> You could argue now that C has prevented CPUs from implementing these abstract...

> You could argue now that C has prevented CPUs from implementing these abstraction (because arguably, C cannot express them), but I would like to ask first how you think it should be done, and why it's not a good idea to implement it on the language/compiler level how it's currently done?

As I said top-thread, it's to my aesthetic. These are all Turing-complete languages and you can, in theory, do whatever in any of them. But map-reduce-fold-etc make it much clearer, to my eye, that I'm operating on a blob of data with the same pattern, and it's easier to map that in my brain to the idea "The compiler should be able to SIMD this." Contrast with loops requiring me to look at a sequential operation and go "I'll trust the compiler will optimize this by unrolling and then deciding to SIMD some of this operation." The end-result is (handwaving implementation) the same, but the aesthetic differs.

As you've noted, I'm not unable to do this in C or C++ or Rust (in fact, C++ is especially clever in how it can use templates to inline static implementations recursively so that the end result of, say, the dot product of two N-dimensional vectors is "a1 x b1 + a2 x b2 + a3 x b3" for arbitrary dimension, allowing the compiler to see that as one expression and maximize the chances it'll choose to use SIMD to compute it). But getting there is so many layers of abstraction away (I had to stare at a lot of Boost code to learn that little fact about vector math) that the language gets in the way of predicting the parallelism.

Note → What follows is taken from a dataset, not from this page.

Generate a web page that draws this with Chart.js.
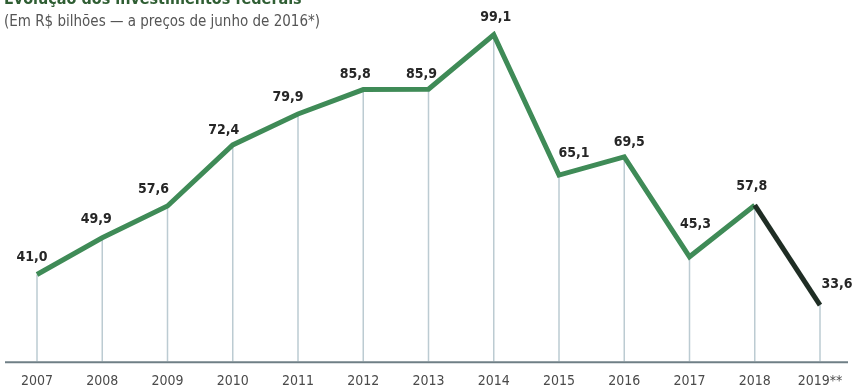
<!DOCTYPE html>
<html lang="pt-BR">
<head>
  <meta charset="UTF-8">
  <title>Evolução dos investimentos federais</title>
  <script src="https://cdn.jsdelivr.net/npm/chart.js"></script>
  <style>
    body {
      margin: 0;
      background: #fff;
    }

    #wrap {
      position: relative;
      width: 858px;
      height: 392px;
      overflow: hidden;
      font-family: "DejaVu Sans Condensed", "DejaVu Sans", sans-serif;
    }

    #title {
      position: absolute;
      left: 4px;
      top: -11px;
      font-size: 16px;
      font-weight: bold;
      color: #2f5e33;
      white-space: nowrap;
    }

    #subtitle {
      position: absolute;
      left: 4px;
      top: 12px;
      font-size: 15px;
      color: #555;
      white-space: nowrap;
    }

    canvas {
      position: absolute;
      left: 0;
      top: 0;
    }
  </style>
</head>
<body>
  <div id="wrap">
    <canvas id="chart" width="858" height="392"></canvas>
    <div id="title">Evolução dos investimentos federais</div>
    <div id="subtitle">(Em R$ bilhões — a preços de junho de 2016*)</div>
  </div>
  <script>
    // investimentos federais, R$ bilhões
    const years = ["2007", "2008", "2009", "2010", "2011", "2012", "2013",
      "2014", "2015", "2016", "2017", "2018", "2019**"];
    const invest = [41.0, 49.9, 57.6, 72.4, 79.9, 85.8, 85.9, 99.1, 65.1, 69.5, 45.3, 57.8, 33.6];

    const green = "#3f8b57";
    const dark = "#1f2d24";
    const font = "'DejaVu Sans Condensed', 'DejaVu Sans', sans-serif";

    // where each value label sits relative to its point
    const labelOffsets = [
      [-5, -17], [-6, -18], [-14, -17], [-9, -15], [-10, -17], [-8, -15], [-7, -15],
      [2, -17], [15, -22], [5, -15], [6, -32], [-3, -19], [17, -21]
    ];

    const fmt = v => v.toFixed(1).replace(".", ",");

    // thin drop lines under each point plus the base line
    const guides = {
      id: "guides",
      beforeDatasetsDraw(chart) {
        const { ctx, chartArea } = chart;
        const pts = chart.getDatasetMeta(0).data;
        ctx.save();
        ctx.strokeStyle = "#bccbd2";
        ctx.lineWidth = 1.5;
        ctx.beginPath();
        pts.forEach(p => {
          ctx.moveTo(p.x, p.y);
          ctx.lineTo(p.x, chartArea.bottom);
        });
        ctx.stroke();

        ctx.strokeStyle = "#6f7f86";
        ctx.lineWidth = 2;
        ctx.beginPath();
        ctx.moveTo(5, chartArea.bottom + 1);
        ctx.lineTo(chart.width - 10, chartArea.bottom + 1);
        ctx.stroke();
        ctx.restore();
      }
    };

    const valueLabels = {
      id: "valueLabels",
      afterDatasetsDraw(chart) {
        const { ctx } = chart;
        const pts = chart.getDatasetMeta(0).data;
        ctx.save();
        ctx.font = "bold 14px " + font;
        ctx.fillStyle = "#262626";
        ctx.textAlign = "center";
        ctx.textBaseline = "middle";
        pts.forEach((p, i) => {
          const [dx, dy] = labelOffsets[i];
          ctx.fillText(fmt(invest[i]), p.x + dx, p.y + dy);
        });
        ctx.restore();
      }
    };

    new Chart(document.getElementById("chart"), {
      type: "line",
      data: {
        labels: years,
        datasets: [{
          data: invest,
          borderColor: green,
          borderWidth: 5,
          pointRadius: 0,
          tension: 0,
          borderCapStyle: "butt",
          segment: {
            borderColor: c => c.p1DataIndex === invest.length - 1 ? dark : undefined
          }
        }]
      },
      options: {
        responsive: false,
        animation: false,
        devicePixelRatio: 1,
        layout: {
          padding: { left: 37, right: 38, top: 31, bottom: -10 }
        },
        plugins: {
          legend: { display: false },
          tooltip: { enabled: false }
        },
        scales: {
          x: {
            offset: false,
            grid: { display: false, drawTicks: false },
            border: { display: false },
            ticks: {
              color: "#4a4a4a",
              font: { family: font, size: 14 },
              padding: 12,
              maxRotation: 0,
              autoSkip: false
            }
          },
          y: {
            display: false,
            min: 20,
            max: 100
          }
        }
      },
      plugins: [guides, valueLabels]
    });
  </script>
</body>
</html>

> If there comes up a new way that lets CPUs understand type theory

CPUs don't understand type theory. Compilers do and they can take advantage of that additional data to do things like unroll and SIMD my loops right now. My annoyance isn't that it's impossible, it's that I'd rather the abstraction-to-concrete model be "parallel, except sometimes serial if the CPU doesn't have parallel instructions or we hit capacity on the pipelines," not the current model of "serial, and maybe the compiler can figure out how to parallelize it for you."

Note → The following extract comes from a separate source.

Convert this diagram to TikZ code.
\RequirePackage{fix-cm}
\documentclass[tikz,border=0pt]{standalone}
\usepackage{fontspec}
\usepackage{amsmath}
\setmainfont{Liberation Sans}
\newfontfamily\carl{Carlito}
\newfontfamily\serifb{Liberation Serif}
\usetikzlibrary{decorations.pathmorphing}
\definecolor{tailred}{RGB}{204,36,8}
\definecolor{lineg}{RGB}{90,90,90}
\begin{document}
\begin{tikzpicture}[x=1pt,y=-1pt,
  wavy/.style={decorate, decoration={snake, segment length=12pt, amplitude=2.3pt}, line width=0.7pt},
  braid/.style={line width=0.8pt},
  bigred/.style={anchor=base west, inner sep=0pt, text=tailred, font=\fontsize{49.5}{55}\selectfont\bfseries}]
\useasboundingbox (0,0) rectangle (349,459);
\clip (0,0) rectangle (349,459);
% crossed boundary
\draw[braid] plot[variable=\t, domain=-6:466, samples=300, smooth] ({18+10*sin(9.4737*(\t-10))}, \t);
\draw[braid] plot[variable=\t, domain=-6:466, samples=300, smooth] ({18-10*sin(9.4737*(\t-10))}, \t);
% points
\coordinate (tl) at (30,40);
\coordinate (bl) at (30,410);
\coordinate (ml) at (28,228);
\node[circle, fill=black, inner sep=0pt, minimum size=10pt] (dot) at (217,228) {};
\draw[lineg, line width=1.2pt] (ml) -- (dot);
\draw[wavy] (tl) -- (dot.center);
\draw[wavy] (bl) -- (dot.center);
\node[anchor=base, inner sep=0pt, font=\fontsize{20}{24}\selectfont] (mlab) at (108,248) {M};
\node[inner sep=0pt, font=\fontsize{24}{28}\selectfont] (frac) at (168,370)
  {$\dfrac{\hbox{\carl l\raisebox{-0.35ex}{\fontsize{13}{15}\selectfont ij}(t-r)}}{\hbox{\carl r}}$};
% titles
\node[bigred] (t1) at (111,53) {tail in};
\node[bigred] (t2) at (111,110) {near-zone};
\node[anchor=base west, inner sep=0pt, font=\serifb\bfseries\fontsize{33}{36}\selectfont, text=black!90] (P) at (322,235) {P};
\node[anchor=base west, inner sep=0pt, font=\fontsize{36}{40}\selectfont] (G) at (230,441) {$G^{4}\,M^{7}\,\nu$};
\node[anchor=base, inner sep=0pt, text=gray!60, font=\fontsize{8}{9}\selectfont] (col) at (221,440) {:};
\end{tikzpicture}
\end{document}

> To solve practical problems, you need to compile logic/arithmetic instructions serially to achieve the intended effect... Seems to me that it turned out that most degrees of freedom are more accidental than structured, and it's not practical to manually specify them

I agree... Eventually. There's a lot of parallelism allowed under-the-hood in the space between where most programmers think about their code, as evidenced by C's undefined behavior for expression resolution with operators of the same precedence.

Whether degrees of freedom evolved by accident is irrelevant to whether a new language could specify those parts of the system (sequential vs. intentionally-undefined ordering) explicitly. C, for example, has lots of undefined behavior around memory management; Rust constrains it. It's up to the language designer what is bound and what is allowed to be an arbitrary implementation detail, intentionally left undefined to give flexibility to compilers.

Even the modern x86 instruction set is a bit of a lie; under the hood, modern CPUs emulate it by taking chunks of instruction and data and breaking them down for simultaneous execution on multiple parallel pipelines (including some execution that never goes anywhere and is thrown away as a predictive miss). CPUs wouldn't be nearly as fast as they are if they couldn't do that.

I'm not advocating for breaking the x86 abstraction; that's a bit too ambitious. But I'd like to see a language take off that abandons the PDP-11 embarrassingly-serial era of mental model in favor of a parallel model.